Using the N word, even with a different syllable, is a hotly debated issue in today’s United States. It is used derogatively by some people of color and others, and it is used as a term of endearment by some. Racism is inexcusable, but whether using this emotionally charged word is racist is a personal determination. This author will never use it.


Akinyemi, A. (2007). We Need to Bury Racism Not the N-Word. Akindele Unleashed.
10 July 2007. Retrieved 27 April 2008 from
Browne, K. (2007). Should racist word be rehabilitated? British Broadcasting
Corporation. 1 March 2007. Retrieved 26 April 2008 from
Cooke, J. (2007). Racial slur banned in New York. British Broadcasting Corporation. 1
March 2007. Retrieved 26 April 2008 from
NAACP. (2007). Rap Pioneers Join NAACP in Funeral for the N-word, Sign On to
“Stop” Campaign. NAACP.org. 29 June 2007. Retrieved 25 April 2008 from
Williams, B. (2004). The ‘n-word’. Minnesota Public Radio. 8 August 2004. Retrieved
25 April 2008 from


Mikael said...

Honky that I am, I probably shouldn't say anything, but I can't help myself, so here goes.

Yes the word still has much emotional weight, especially with the original syllables... I would never speak that word myself, though I could see myself using the variation for comedic effect "... please".

I may be wrong, but my experience is that the variation is ok among people with colour to eachother, and sometimes even their white friends, while the original pronounciation is almost uniformly derogatory.

Of course, I live in a country where it's not used at all, so I'm probably the last person to ask. We have our own versions(though I do not use those either).

HollyB said...

My, My, My. This is a lot to difest before I've finished my daily dose of caffeine, but I'll try. I need to preface my remarks by saying that I try to rise above my raisin' most of the time.
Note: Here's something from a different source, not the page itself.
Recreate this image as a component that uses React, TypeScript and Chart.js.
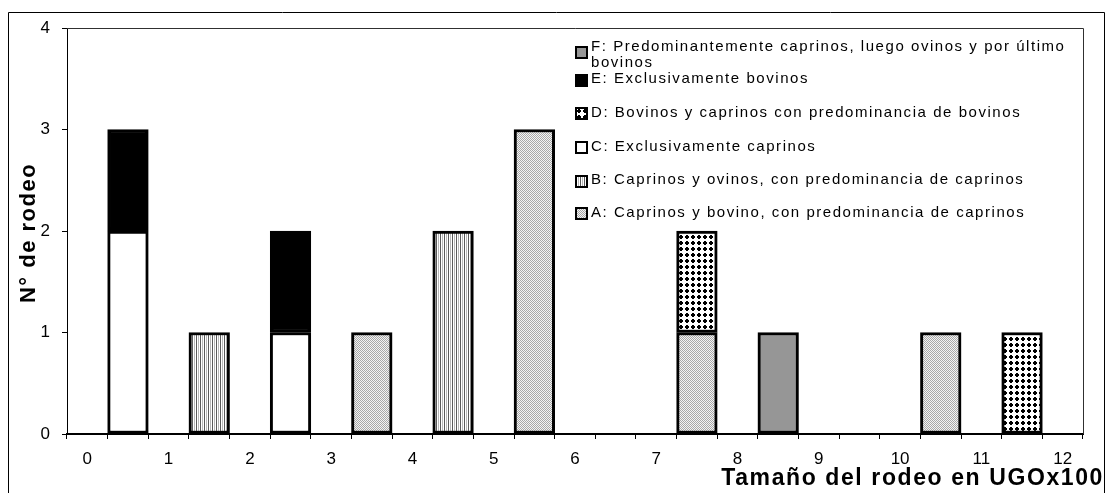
import React, { useEffect, useRef } from 'react';
import { Chart, registerables } from 'chart.js';
Chart.register(...registerables);

const _ = null;
// 25 categories: integer labels at bin edges' centres, bars sit in the odd slots
const categories = ['0', '', '1', '', '2', '', '3', '', '4', '', '5', '', '6', '', '7', '', '8', '', '9', '', '10', '', '11', '', '12'];
//                 0  1  2  3  4  5  6  7  8  9 10 11 12 13 14 15 16 17 18 19 20 21 22 23 24
const seriesA = [_, _, _, _, _, _, _, 1, _, _, _, 3, _, _, _, 1, _, _, _, _, _, 1, _, _, _];
const seriesB = [_, _, _, 1, _, _, _, _, _, 2, _, _, _, _, _, _, _, _, _, _, _, _, _, _, _];
const seriesC = [_, 2, _, _, _, 1, _, _, _, _, _, _, _, _, _, _, _, _, _, _, _, _, _, _, _];
const seriesD = [_, _, _, _, _, _, _, _, _, _, _, _, _, _, _, 1, _, _, _, _, _, _, _, 1, _];
const seriesE = [_, 1, _, _, _, 1, _, _, _, _, _, _, _, _, _, _, _, _, _, _, _, _, _, _, _];
const seriesF = [_, _, _, _, _, _, _, _, _, _, _, _, _, _, _, _, _, 1, _, _, _, _, _, _, _];

const seriesLabels = [
  'A: Caprinos y bovino, con predominancia de caprinos',
  'B: Caprinos y ovinos, con predominancia de caprinos',
  'C: Exclusivamente caprinos',
  'D: Bovinos y caprinos con predominancia de bovinos',
  'E: Exclusivamente bovinos',
  'F: Predominantemente caprinos, luego ovinos y por último bovinos',
];
// legend order top to bottom (dataset index) and wrapped lines
const legendOrder = [5, 4, 3, 2, 1, 0];
const legendLines = [
  ['F: Predominantemente caprinos, luego ovinos y por último', 'bovinos'],
  ['E: Exclusivamente bovinos'],
  ['D: Bovinos y caprinos con predominancia de bovinos'],
  ['C: Exclusivamente caprinos'],
  ['B: Caprinos y ovinos, con predominancia de caprinos'],
  ['A: Caprinos y bovino, con predominancia de caprinos'],
];
const yTicks = [0, 1, 2, 3, 4];
const yTitle = 'N° de rodeo';
const xTitle = 'Tamaño del rodeo en UGOx100';

const FONT = '"Liberation Sans", Arial, sans-serif';

function makePattern(w: number, h: number, draw: (c: CanvasRenderingContext2D) => void) {
  const cv = document.createElement('canvas');
  cv.width = w;
  cv.height = h;
  const c = cv.getContext('2d')!;
  draw(c);
  return c.createPattern(cv, 'repeat')!;
}

export default function App() {
  const ref = useRef<HTMLCanvasElement>(null);

  useEffect(() => {
    const patA = makePattern(2, 2, (c) => {
      c.fillStyle = '#f4f4f4';
      c.fillRect(0, 0, 2, 2);
      c.fillStyle = '#a8a8a8';
      c.fillRect(0, 0, 1, 1);
      c.fillRect(1, 1, 1, 1);
    });
    const patB = makePattern(4, 1, (c) => {
      c.fillStyle = '#ffffff';
      c.fillRect(0, 0, 4, 1);
      c.fillStyle = '#5a5a5a';
      c.fillRect(0, 0, 1, 1);
      c.fillStyle = '#b8b8b8';
      c.fillRect(2, 0, 1, 1);
    });
    const patD = makePattern(6, 6, (c) => {
      c.fillStyle = '#ffffff';
      c.fillRect(0, 0, 6, 6);
      c.fillStyle = '#000000';
      c.fillRect(2, 1, 2, 4);
      c.fillRect(1, 2, 4, 2);
    });
    const fills: any[] = [patA, patB, '#ffffff', patD, '#000000', '#969696'];
    const values = [seriesA, seriesB, seriesC, seriesD, seriesE, seriesF];

    const deco = {
      id: 'deco',
      afterDraw(chart: any) {
        const ctx: CanvasRenderingContext2D = chart.ctx;
        const a = chart.chartArea;
        ctx.save();
        // outer frame
        ctx.strokeStyle = '#000';
        ctx.lineWidth = 1;
        ctx.beginPath();
        ctx.moveTo(8.5, 500);
        ctx.lineTo(8.5, 12.5);
        ctx.lineTo(1104.5, 12.5);
        ctx.lineTo(1104.5, 500);
        ctx.stroke();
        // plot area top/right border
        ctx.strokeStyle = '#303030';
        ctx.beginPath();
        ctx.moveTo(a.left, Math.round(a.top) + 0.5);
        ctx.lineTo(Math.round(a.right) + 0.5, Math.round(a.top) + 0.5);
        ctx.lineTo(Math.round(a.right) + 0.5, a.bottom);
        ctx.stroke();

        // y title
        ctx.fillStyle = '#000';
        (ctx as any).letterSpacing = '1.5px';
        ctx.font = `bold 22px ${FONT}`;
        ctx.save();
        ctx.translate(35, 233);
        ctx.rotate(-Math.PI / 2);
        ctx.textAlign = 'center';
        ctx.textBaseline = 'alphabetic';
        ctx.fillText(yTitle, 0, 0);
        ctx.restore();

        // x title
        ctx.font = `bold 23px ${FONT}`;
        (ctx as any).letterSpacing = '1.6px';
        ctx.textAlign = 'right';
        ctx.textBaseline = 'alphabetic';
        ctx.fillText(xTitle, 1104, 485);

        // legend
        const boxY = [47, 75, 108, 142, 176, 208];
        const textY = [[47, 63], [79], [113], [147], [180], [213]];
        ctx.font = `15px ${FONT}`;
        (ctx as any).letterSpacing = '1.55px';
        ctx.textAlign = 'left';
        ctx.textBaseline = 'middle';
        legendOrder.forEach((di, i) => {
          const ds = chart.data.datasets[di];
          ctx.fillStyle = ds.backgroundColor;
          ctx.fillRect(576, boxY[i], 11, 11);
          ctx.strokeStyle = '#000';
          ctx.lineWidth = 2;
          ctx.strokeRect(576, boxY[i], 11, 11);
          ctx.fillStyle = '#000';
          legendLines[i].forEach((ln, k) => ctx.fillText(ln, 591, textY[i][k]));
        });
        ctx.restore();
      },
    };

    const chart = new Chart(ref.current!, {
      type: 'bar',
      data: {
        labels: categories,
        datasets: values.map((v, i) => ({
          label: seriesLabels[i],
          data: v as any,
          backgroundColor: fills[i],
          borderColor: '#000',
          borderWidth: 3,
          borderSkipped: false,
          barPercentage: 1,
          categoryPercentage: 1,
        })),
      },
      options: {
        animation: false,
        responsive: false,
        devicePixelRatio: 1,
        layout: { padding: { top: 28, right: 24, left: 0, bottom: 0 } },
        plugins: { legend: { display: false }, tooltip: { enabled: false } },
        scales: {
          x: {
            stacked: true,
            offset: true,
            afterFit: (s: any) => { s.height = 59; },
            grid: { offset: true, drawOnChartArea: false, drawTicks: true, tickLength: 5, color: '#000' },
            border: { display: true, color: '#000', width: 2 },
            ticks: {
              autoSkip: false,
              maxRotation: 0,
              padding: 10,
              color: '#000',
              font: { family: FONT, size: 17 },
            },
          },
          y: {
            stacked: true,
            min: yTicks[0],
            max: yTicks[yTicks.length - 1],
            afterFit: (s: any) => { s.width = 67; },
            grid: { drawOnChartArea: false, drawTicks: true, tickLength: 5, color: '#000' },
            border: { display: true, color: '#000', width: 1 },
            ticks: {
              stepSize: 1,
              padding: 12,
              color: '#000',
              font: { family: FONT, size: 17 },
            },
          },
        },
      },
      plugins: [deco],
    });
    return () => chart.destroy();
  }, []);

  return (
    <div style={{ position: 'fixed', left: 0, top: 0, width: 1107, height: 493, background: '#fff' }}>
      <canvas ref={ref} width={1107} height={493} style={{ display: 'block' }} />
    </div>
  );
}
And my raising occurred in a small town in Central TX in the Early 60's. The use of the word nigger in my home was considered vulgar, though not a vulgarity, as a curse word. The prefered word was colored or if you felt you HAD to use an "N" word, then nigra was used.
My attitudes, as most children's, were shaped by the adults and children around me up to a certain age. When I was 9, I moved away from that small town to a larger, more urban and urbane area.

This move occurred 3 months before the Watts riots of 1965. When the colored people in our area didn't come to attack us and burn down our house, I began to question the "truths" I had been taught all my life about these exotic and mysterious "Others."

Not attending lily-white schools help reform my attitudes, too. I have left behind the bigotry of my raising. BUT, having said all that...

I taught my children that nigger was a "bad" = hateful word for black people. So imagine my surprise when I was told by them that it had become a KEWL word for black peeps to call each other.
And that there was even a term: Whigger, for white 'burb kids who were imitating the dress and talk of the black gansta rappers! ZOMG!

Given that these gangstas embody everything I detest: disrespect for law and order; misogyny; drug use; casual sex...I feel free to use the word nigger when describing someone who adopts or imitates this lifestyle in whole or part. They have given me this permission by using the word over and over and over themselves.

The constant use of a word robs it of its shock value. And if one group can use a word, they cannot legitimately bar its use by another group. IMO. FWIW.